The numbers back the shift. On-chain real-world assets have climbed sharply through the year, and you can watch the totals move in near real time on live data for tokenized real-world assets.
- $13.4 billion in tokenized US Treasuries by early April 2026
- $240 billion-plus in total tokenized value once stablecoins are counted
- 263% year-over-year growth in on-chain real-world assets
- $16 trillion the size that Boston Consulting Group and Standard Chartered project the market could reach by 2030
None of those figures describes a speculative bet. They describe a build-out, and the through-line is that institutions are buying access to systems crypto already debugged in public.

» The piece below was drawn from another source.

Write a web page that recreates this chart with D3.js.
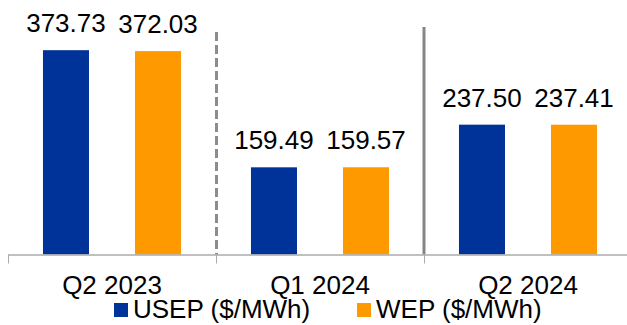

The Code Was Never the Moat
Start with what banks can do, because it is a lot. They have capital, engineers, consultants, vendors, and enough internal innovation labs to staff a small city. A bank can spin up a blockchain. It can fork an execution environment, add permissioning, wrap the whole thing in compliance language, and present it six months later under soft blue lighting at a financial infrastructure conference.
So the interesting question is why so many of them are not bothering. Stripe is the cleanest tell. A payments company valued in the hundreds of billions did not assign a team to clone stablecoin rails; it spent $1.1 billion buying a company that already ran them, a deal it confirmed on completing the Bridge acquisition. Buying beat building.
The advantage of web3 was never that banks were technically incapable of writing the contracts. The moat is iteration velocity under pressure. Products launch, break, fork, attract liquidity, lose it, get arbitraged, get exploited, and get rebuilt by someone with a better version before the original team has finished the post-mortem. That looks chaotic from the outside because it is. It is also one of the most efficient financial testing environments ever built.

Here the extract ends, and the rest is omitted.